The Weekly Review

by Chris Bowler

Hugh McGuire describes the problem that has resulted from our always on stream of updates. For him, reading 4 books in one year was a struggle and a sign that the issue is serious.

His description of the nature of the problem may resonate with a lot of us:

I’ve been finding it harder and harder to concentrate on words, sentences, paragraphs. Let alone chapters. Chapters often have page after page of paragraphs. It just seems such an awful lot of words to concentrate on, on their own, without something else happening.

His, and others, premise is that this is a chemical reaction, one that results in a change of habits:

So, every new email you get gives you a little flood of dopamine. Every little flood of dopamine reinforces your brain’s memory that checking email gives a flood of dopamine. And our brains are programmed to seek out things that will give us little floods of dopamine. Further, these patterns of behaviour start creating neural pathways, so that they become unconscious habits: Work on something important, brain itch, check email, dopamine, refresh, dopamine, check Twitter, dopamine, back to work. Over and over, and each time the habit becomes more ingrained in the actual structures of our brains.

Last, he moves on to describe why books are important.

There is a slowness, a forced reflection required by the medium that is unique.

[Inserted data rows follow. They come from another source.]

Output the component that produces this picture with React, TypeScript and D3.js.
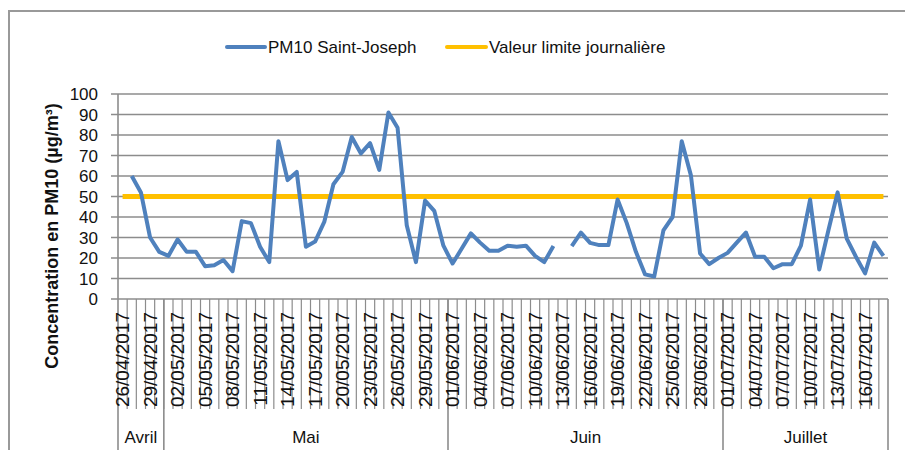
import React from 'react';
import * as d3 from 'd3';

// one value per day, 26/04/2017 -> 18/07/2017 (null = no measurement)
const dates: Date[] = d3.timeDay.range(new Date(2017, 3, 26), new Date(2017, 6, 19));

const pm10: (number | null)[] = [
  null, 60, 52, 30, 23, 21, 29, 23, 23, 16,
  16.5, 19, 13.6, 38, 37, 25.5, 18, 77, 58, 62,
  25.5, 28, 37.6, 56, 62, 79, 71, 76, 63, 91,
  83.5, 36, 18, 48, 43, 26, 17.3, 24.6, 32, 27.5,
  23.5, 23.5, 26, 25.5, 26, 21, 18, 25.8, null, 25.8,
  32.4, 27.4, 26.3, 26.3, 48.5, 37, 23, 12, 11, 33.5,
  40, 77, 60.3, 22.2, 17, 20, 22.5, 27.5, 32.4, 20.6,
  20.6, 15, 17, 17, 26, 48.5, 14.4, 33.5, 52, 29.5,
  20.6, 12.5, 27.5, 21
];

const limitValue = 50;
const limit: number[] = dates.map(() => limitValue);

const monthNames = ['Avril', 'Mai', 'Juin', 'Juillet'];
const yTicks = [0, 10, 20, 30, 40, 50, 60, 70, 80, 90, 100];

const seriesNames = ['PM10 Saint-Joseph', 'Valeur limite journalière'];
const BLUE = '#4F81BD';
const YELLOW = '#FFC000';
const GRID = '#8c8c8c';
const FONT = "'Liberation Sans', Arial, sans-serif";

const fmt = d3.timeFormat('%d/%m/%Y');

export default function App() {
  const left = 118;
  const right = 888;
  const top = 94;
  const bottom = 299;

  const x = d3.scaleBand<number>().domain(dates.map((_, i) => i)).range([left, right]).padding(0);
  const bw = x.bandwidth();
  const cx = (i: number) => (x(i) as number) + bw / 2;
  const y = d3.scaleLinear().domain([0, 100]).range([bottom, top]);

  const line = d3
    .line<number | null>()
    .defined((d) => d != null)
    .x((_, i) => cx(i))
    .y((d) => y(d as number));

  // month groups from the dates
  const months: { name: string; start: number; end: number }[] = [];
  dates.forEach((d, i) => {
    const m = d.getMonth() - 3;
    if (!months[m]) months[m] = { name: monthNames[m], start: i, end: i };
    months[m].end = i;
  });

  return (
    <svg
      width={905}
      height={450}
      style={{ position: 'absolute', left: 0, top: 0, background: '#fff' }}
      fontFamily={FONT}
    >
      <rect x={9} y={11} width={905} height={450} fill="#fff" stroke="#999" strokeWidth={2} />

      {/* legend */}
      <g>
        <line x1={227} x2={265} y1={47} y2={47} stroke={BLUE} strokeWidth={4} strokeLinecap="round" />
        <text x={268} y={53} fontSize={17} fill="#111">{seriesNames[0]}</text>
        <line x1={447} x2={486} y1={47} y2={47} stroke={YELLOW} strokeWidth={4} strokeLinecap="round" />
        <text x={489} y={53} fontSize={17} fill="#111">{seriesNames[1]}</text>
      </g>

      {/* gridlines + y ticks */}
      {yTicks.map((t) => (
        <g key={t}>
          <line x1={111} x2={right} y1={y(t)} y2={y(t)} stroke={GRID} strokeWidth={1.6} />
          <text x={98} y={y(t) + 6} textAnchor="end" fontSize={17} fill="#111">{t}</text>
        </g>
      ))}
      <line x1={left} x2={left} y1={top} y2={450} stroke={GRID} strokeWidth={1.6} />

      {/* y title */}
      <text
        transform={`translate(58, 236) rotate(-90)`}
        textAnchor="middle"
        fontSize={18}
        fontWeight="bold"
        fill="#111"
      >
        Concentration en PM10 (µg/m³)
      </text>

      {/* category ticks */}
      {dates.map((_, i) =>
        i === 0 ? null : (
          <line key={i} x1={x(i)} x2={x(i)} y1={bottom} y2={409} stroke={GRID} strokeWidth={1.2} />
        )
      )}
      {months.map((m) => (
        <g key={m.name}>
          <line
            x1={(x(m.end) as number) + bw}
            x2={(x(m.end) as number) + bw}
            y1={bottom}
            y2={450}
            stroke={GRID}
            strokeWidth={1.6}
          />
          <text
            x={((x(m.start) as number) + (x(m.end) as number) + bw) / 2}
            y={443}
            textAnchor="middle"
            fontSize={17}
            fill="#111"
          >
            {m.name}
          </text>
        </g>
      ))}

      {/* date labels */}
      {dates.map((d, i) =>
        i % 3 === 0 ? (
          <text
            key={i}
            transform={`translate(${cx(i) + 6.5}, 312) rotate(-90)`}
            textAnchor="end"
            fontSize={19}
            fill="#111"
          >
            {fmt(d)}
          </text>
        ) : null
      )}

      {/* series */}
      <path d={line(limit) || ''} fill="none" stroke={YELLOW} strokeWidth={5} />
      <path d={line(pm10) || ''} fill="none" stroke={BLUE} strokeWidth={4} strokeLinejoin="round" />
    </svg>
  );
}
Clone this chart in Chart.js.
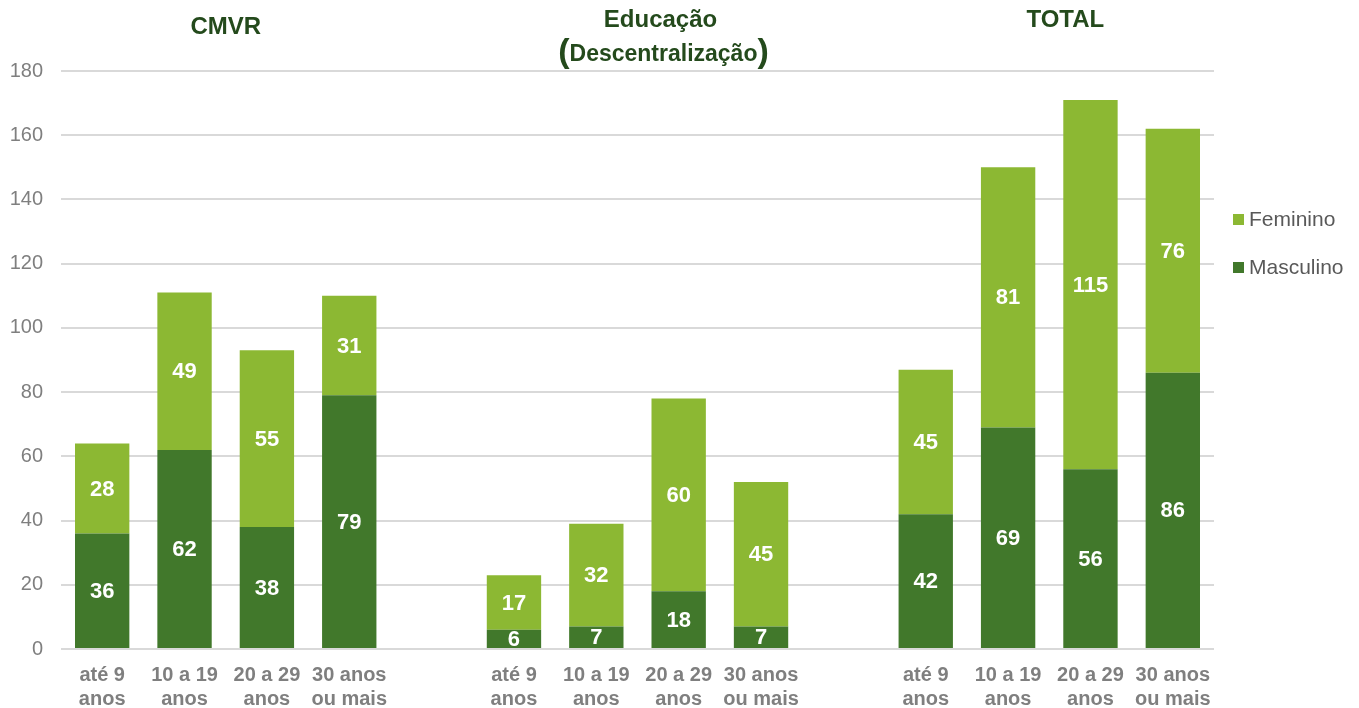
<!DOCTYPE html>
<html>
<head>
<meta charset="utf-8">
<script src="https://cdn.jsdelivr.net/npm/chart.js@4"></script>
<style>
  html, body { margin: 0; padding: 0; background: #fff; }
  #wrap { width: 1359px; height: 708px; }
</style>
</head>
<body>
<div id="wrap"><canvas id="myChart" width="1359" height="708"></canvas></div>
<script>
// data, blank slots separate the three groups
let categories = [
  ["até 9", "anos"], ["10 a 19", "anos"], ["20 a 29", "anos"], ["30 anos", "ou mais"], "",
  ["até 9", "anos"], ["10 a 19", "anos"], ["20 a 29", "anos"], ["30 anos", "ou mais"], "",
  ["até 9", "anos"], ["10 a 19", "anos"], ["20 a 29", "anos"], ["30 anos", "ou mais"]
];
let masculino = [36, 62, 38, 79, null, 6, 7, 18, 7, null, 42, 69, 56, 86];
let feminino  = [28, 49, 55, 31, null, 17, 32, 60, 45, null, 45, 81, 115, 76];
let groupTitles = ["CMVR", "Educação", "TOTAL"];
let yTicks = [0, 20, 40, 60, 80, 100, 120, 140, 160, 180];

const darkGreen = "#41782b";
const lightGreen = "#8cb833";
const titleColor = "#244a1c";
const greyText = "#7f7f7f";
const fontName = "'Liberation Sans', Arial, sans-serif";

// ------------------------------------------------------------------
// white value labels inside each bar segment
const valueLabels = {
  id: "valueLabels",
  afterDatasetsDraw(chart) {
    const ctx = chart.ctx;
    ctx.save();
    ctx.fillStyle = "#fff";
    ctx.font = "bold 22px " + fontName;
    ctx.textAlign = "center";
    ctx.textBaseline = "middle";
    chart.data.datasets.forEach((ds, i) => {
      chart.getDatasetMeta(i).data.forEach((bar, j) => {
        if (ds.data[j] == null) return;
        const p = bar.getProps(["x", "y", "base"], true);
        ctx.fillText(ds.data[j], p.x, (p.y + p.base) / 2 + 1);
      });
    });
    ctx.restore();
  }
};

// group titles above the plot and the legend on the right
const extras = {
  id: "extras",
  afterDraw(chart) {
    const ctx = chart.ctx;
    const x = chart.scales.x;
    ctx.save();
    ctx.fillStyle = titleColor;
    ctx.font = "bold 24px " + fontName;
    ctx.textAlign = "center";
    ctx.textBaseline = "middle";
    const mid = (a, b) => (x.getPixelForValue(a) + x.getPixelForValue(b)) / 2;
    ctx.fillText(groupTitles[0], mid(0, 3), 27);
    ctx.fillText(groupTitles[1], mid(5, 8) + 23, 20);
    ctx.fillText(groupTitles[2], mid(10, 13) + 16, 20);

    // "(Descentralização)" with taller parentheses
    const cx = mid(5, 8) + 26;
    const inner = "Descentralização";
    ctx.font = "bold 23px " + fontName;
    const w = ctx.measureText(inner).width;
    ctx.fillText(inner, cx, 55);
    ctx.font = "bold 34px " + fontName;
    const pw = ctx.measureText("(").width;
    ctx.fillText("(", cx - w / 2 - pw / 2, 53);
    ctx.fillText(")", cx + w / 2 + pw / 2, 53);

    // legend
    const items = [["Feminino", lightGreen, 220], ["Masculino", darkGreen, 268]];
    ctx.textAlign = "left";
    ctx.font = "21px " + fontName;
    items.forEach(([label, color, y]) => {
      ctx.fillStyle = color;
      ctx.fillRect(1233, y - 6, 11, 11);
      ctx.fillStyle = "#595959";
      ctx.fillText(label, 1249, y);
    });
    ctx.restore();
  }
};

const ctx = document.getElementById("myChart").getContext("2d");
const myChart = new Chart(ctx, {
  type: "bar",
  data: {
    labels: categories,
    datasets: [
      {
        label: "Masculino",
        data: masculino,
        backgroundColor: darkGreen,
        categoryPercentage: 1,
        barPercentage: 0.66
      },
      {
        label: "Feminino",
        data: feminino,
        backgroundColor: lightGreen,
        categoryPercentage: 1,
        barPercentage: 0.66
      }
    ]
  },
  options: {
    responsive: false,
    maintainAspectRatio: false,
    animation: false,
    layout: { padding: { top: 71, right: 145, left: 0, bottom: 0 } },
    plugins: {
      legend: { display: false },
      tooltip: { enabled: false },
      title: { display: false }
    },
    scales: {
      x: {
        stacked: true,
        grid: { display: false },
        border: { display: false },
        ticks: {
          color: greyText,
          font: { family: fontName, size: 20, weight: "bold", lineHeight: 1.2 },
          padding: 6,
          maxRotation: 0,
          autoSkip: false
        },
        afterFit: (s) => { s.height = 59; }
      },
      y: {
        stacked: true,
        min: 0,
        max: 180,
        afterBuildTicks: (s) => { s.ticks = yTicks.map((v) => ({ value: v })); },
        grid: { color: "#d9d9d9", lineWidth: 2, drawTicks: false },
        border: { display: false },
        ticks: {
          color: greyText,
          font: { family: fontName, size: 20 },
          padding: 18
        },
        afterFit: (s) => { s.width = 61; }
      }
    }
  },
  plugins: [valueLabels, extras]
});
</script>
</body>
</html>
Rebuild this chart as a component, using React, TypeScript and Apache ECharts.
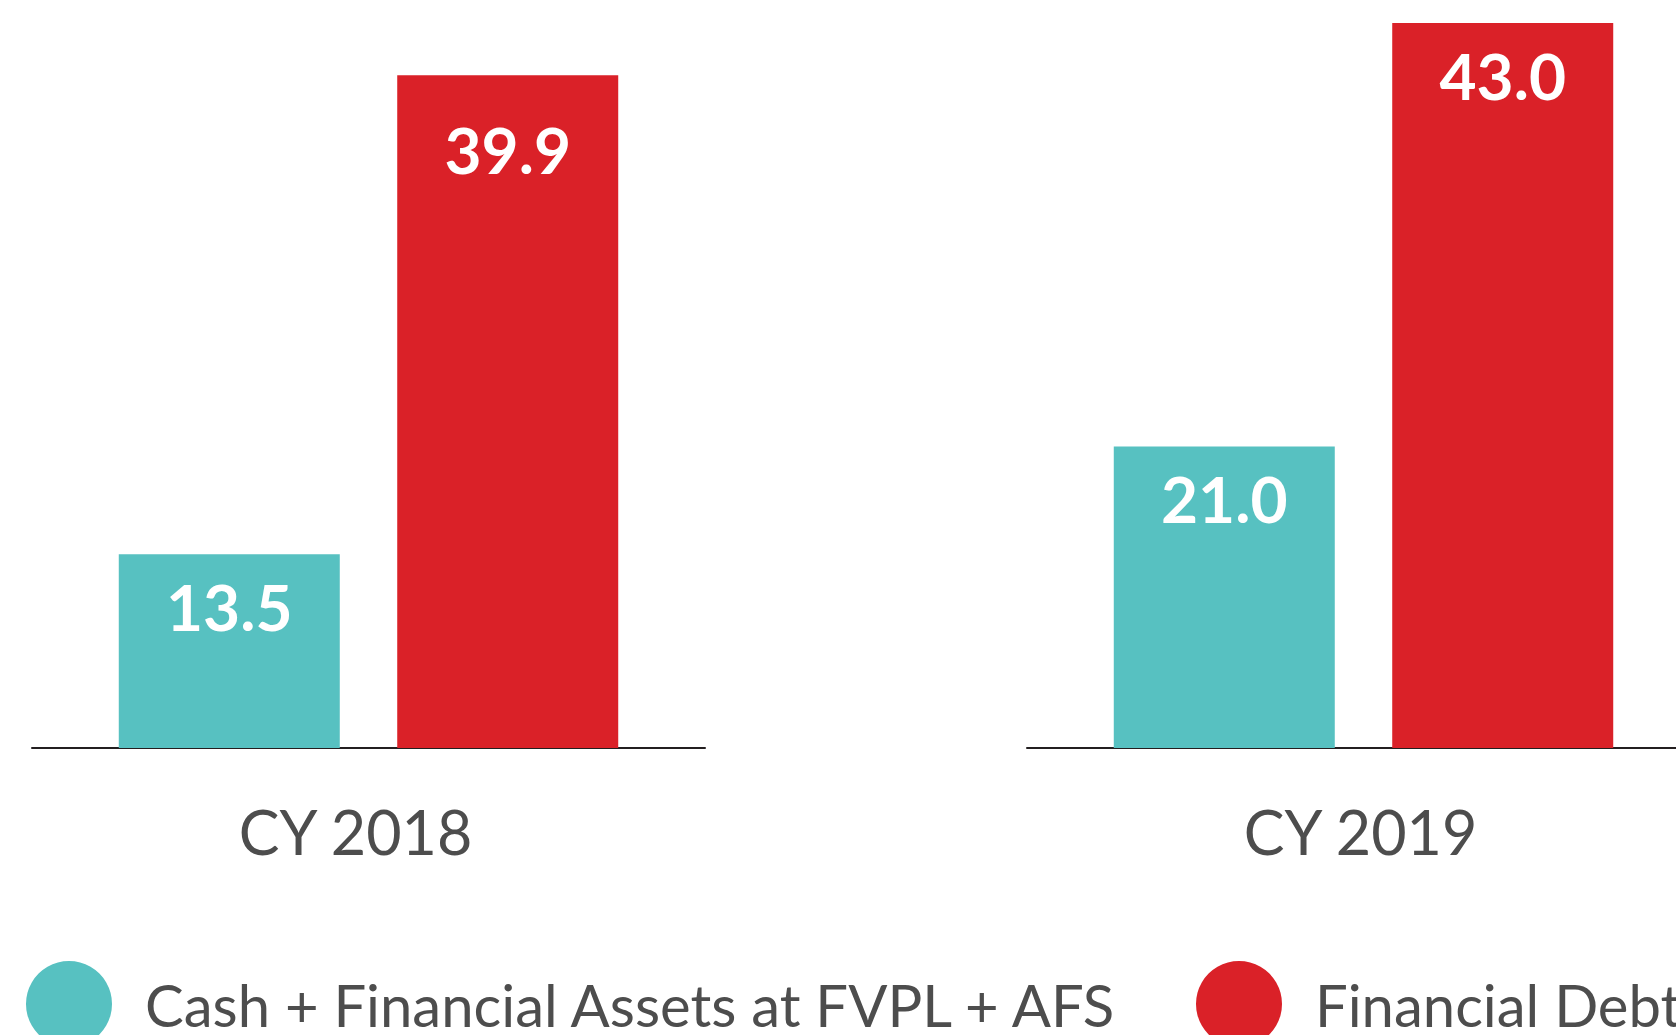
import React, { useEffect, useRef } from "react";
import * as echarts from "echarts";

const categories = ["CY 2018", "CY 2019"];
const cashValues = [13.5, 21.0];
const debtValues = [39.9, 43.0];
const seriesNames = ["Cash + Financial Assets at FVPL + AFS", "Financial Debt"];

const TEAL = "#57C1C1";
const RED = "#DA2128";
const GRAY = "#4D4D4D";
const FONT = "Lato";

export default function App() {
  const ref = useRef<HTMLDivElement>(null);
  useEffect(() => {
    if (!ref.current) return;
    const chart = echarts.init(ref.current, undefined, { renderer: "svg" });
    const gridTop = 23;
    const gridBottom = 287;
    const grids = [
      { left: 32, width: 673, top: gridTop, bottom: gridBottom },
      { left: 1027, width: 673, top: gridTop, bottom: gridBottom },
    ];
    const xAxes = categories.map((c, i) => ({
      type: "category",
      gridIndex: i,
      data: [c],
      axisLine: { lineStyle: { color: "#231F20", width: 2 } },
      axisTick: { show: false },
      axisLabel: {
        color: GRAY,
        fontFamily: FONT,
        fontSize: 61,
        margin: 53,
        padding: i === 0 ? [0, 26, 0, 0] : [0, 6, 0, 0],
      },
    }));
    const yAxes: any[] = [];
    categories.forEach((_, i) => {
      yAxes.push({ type: "value", gridIndex: i, min: 0, max: 50.5, show: false, splitLine: { show: false } });
      yAxes.push({ type: "value", gridIndex: i, min: 0, max: 43, show: false, splitLine: { show: false } });
    });
    const makeLabel = (distance: number) => ({
      show: true,
      position: "insideTop",
      distance,
      color: "#fff",
      fontFamily: FONT,
      fontWeight: "bold",
      fontSize: 64,
      formatter: (p: any) => Number(p.value).toFixed(1),
    });
    const series: any[] = [];
    categories.forEach((_, i) => {
      series.push({
        name: seriesNames[0],
        type: "bar",
        xAxisIndex: i,
        yAxisIndex: i * 2,
        data: [cashValues[i]],
        barWidth: 221,
        barGap: "26%",
        itemStyle: { color: TEAL },
        label: makeLabel(20),
      });
      series.push({
        name: seriesNames[1],
        type: "bar",
        xAxisIndex: i,
        yAxisIndex: i * 2 + 1,
        data: [debtValues[i]],
        barWidth: 221,
        barGap: "26%",
        itemStyle: { color: RED },
        label: makeLabel(i === 0 ? 42 : 20),
      });
    });
    const legendBase = {
      orient: "horizontal",
      icon: "circle",
      itemWidth: 86,
      itemHeight: 86,
      top: 956,
      textStyle: {
        color: GRAY,
        fontFamily: FONT,
        fontSize: 58,
        lineHeight: 40,
        padding: [0, 0, 22, 28],
      },
    };
    chart.setOption({
      animation: false,
      backgroundColor: "#ffffff",
      grid: grids,
      xAxis: xAxes,
      yAxis: yAxes,
      legend: [
        { ...legendBase, left: 21, data: [seriesNames[0]] },
        { ...legendBase, left: 1191, data: [seriesNames[1]] },
      ],
      series,
    });
    return () => chart.dispose();
  }, []);
  return (
    <div
      style={{ position: "fixed", left: 0, top: 0, width: 1676, height: 1035, overflow: "hidden", background: "#fff" }}
    >
      <div ref={ref} style={{ width: 1700, height: 1035 }} />
    </div>
  );
}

I concur in large part. I've gotten to the place where Twitter and other digital forms of consumption have taken more of a back seat in my life. But reading books is sadly not filling in the gap. My life is busy and opportunities to read are few. Yet, when the time comes, I do find it difficult to concentrate for longer stretches.

I'm just finishing up teaching a six week class on Christian disciplines. On the discipline of study, I shared Richard Foster's thoughts on how to study books (from his book Celebration of Discipline):

  • understand: what is the author saying
  • interpret: what does the author mean
  • evaluate: is the author right or wrong

That's what I love about books (good ones anyway). The entire process takes time. There's no secondary stream of content to peruse when you finish reading. Rather, you have the opportunity to ponder what you've read, how you've thought about the subject in the past, and how what you've read might change how you live going forward.

But you have to create those opportunities. Read with intention.